What Customers Remember After the Holidays (It’s Not the Sale)

By admin · December 21, 2025 · Branding / Small Business Tips

When the holidays end, most businesses move on quickly.

Decorations come down. Promotions shut off. The rush gives way to quieter days, and attention shifts to whatever comes next on the calendar. From the business side, the season feels complete.

For customers, it often isn’t.

Even when the details blur — prices, discounts, timelines — the experience remains. How things felt when time was tight. Whether interactions created confidence or friction. Whether the process felt steady or stressful.

Those impressions don’t announce themselves. They sit quietly in the background, shaping whether customers come back when the season — and the sales — are over.
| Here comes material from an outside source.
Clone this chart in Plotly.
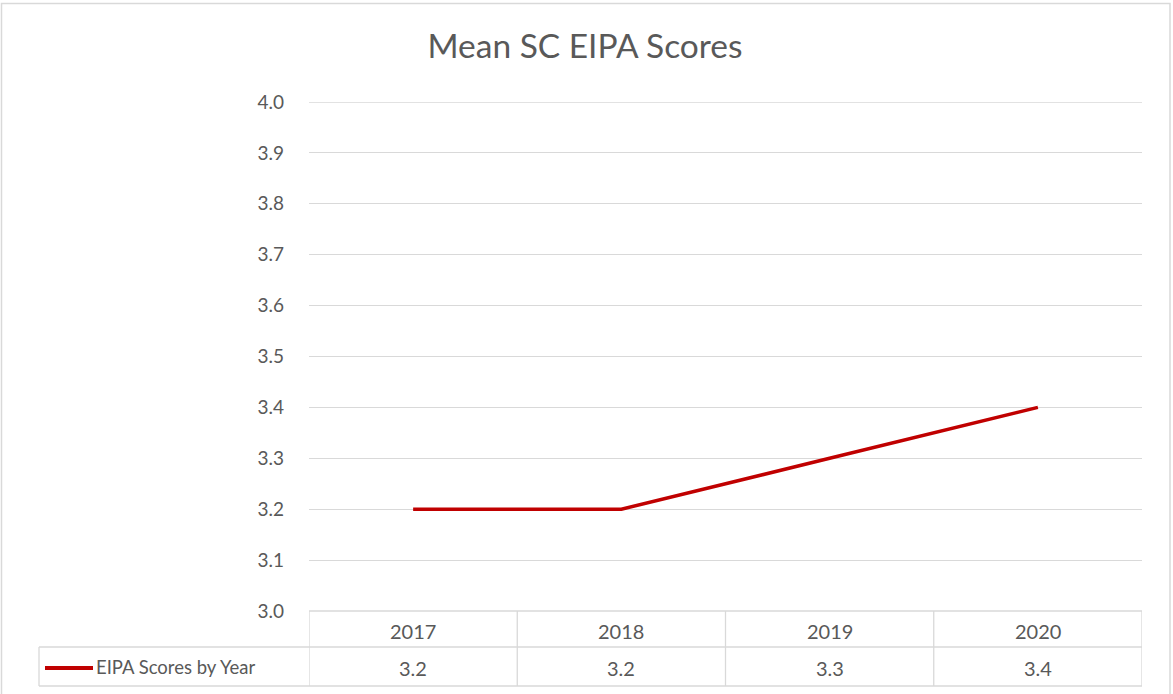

Why Discounts Fade Faster Than Experiences

Holiday discounts are designed to be temporary. That’s their purpose.

Customers may remember that a deal existed, but rarely remember the specifics. Ask them weeks later and most can’t recall the exact price, the percentage off, or even why they chose one business over another in the moment.

What does stay with them is how much effort the experience required.

Was the process easy to follow? Did they feel informed? Did things make sense when timelines shifted?

An experience that feels smooth leaves a calm impression behind. One that feels chaotic lingers as something customers would rather avoid repeating — regardless of how good the deal was.

How Stress Changes What Customers Remember

The holidays place customers in a different mental state.

They’re juggling more than usual — schedules, expectations, obligations, and deadlines. That pressure changes how information is processed. Details fade faster. Emotions last longer.

A minor inconvenience that might go unnoticed in a slower month can feel amplified in December. Likewise, a small moment of reassurance can feel disproportionately meaningful.

This is why holiday experiences carry more weight. Stress acts like a magnifier. It doesn’t just affect patience — it affects memory.

The Moments That Actually Stick

Customers don’t remember every step of an experience equally.

They remember moments of contrast:

  • When something didn’t go as planned
  • When they needed clarity and either got it — or didn’t
  • When someone stepped in to take ownership
  • When the interaction ended

A flawless transaction with no friction often blends into the background.

A slightly imperfect one handled with care and clarity stands out.

What sticks isn’t perfection. It’s how a business responds when things aren’t perfect.

Why the End of the Experience Matters So Much

The final interaction often becomes the anchor.

The last email. The pickup moment. The follow-up confirmation. These are where customers subconsciously decide how to file the experience away — not as a list of events, but as a feeling.

“This felt organized.”
“That was more stressful than it needed to be.”

That judgment doesn’t require conscious thought. It influences what customers do next — whether they return, recommend, or quietly move on.

When Sales Success Masks Experience Damage

Holiday sales numbers can be deceptive.

Strong volume creates the impression that everything worked. Orders were placed. Revenue came in. On paper, the season looks successful.

But sales don’t always reflect satisfaction.

Customers who felt confused, rushed, or deprioritized often don’t complain. They disengage quietly. They finish what they started and then choose differently next time.

What Customers Carry With Them Into the New Year

When customers think back, they don’t think in bullet points.

They don’t remember systems, workflows, or internal constraints. They remember impressions.

  • Was this easy?
  • Did I feel taken care of?
  • Did I trust what was happening?

Those feelings shape how much patience customers bring into the next interaction.

Loyalty isn’t built on discounts. It’s built on memory.

The Quiet Opportunity the Holidays Create

The holidays are intense, but they’re also revealing.

They show businesses how their experience feels under pressure. They expose where clarity breaks down and where reassurance matters most.

That insight is valuable — not because it helps optimize holiday sales, but because it informs what customers will remember long after the season ends.

Conclusion

Holiday sales end quickly. Holiday memories don’t.

Customers may forget the deal, but they remember how it felt to work with you when things mattered most.

That memory is what decides whether they come back.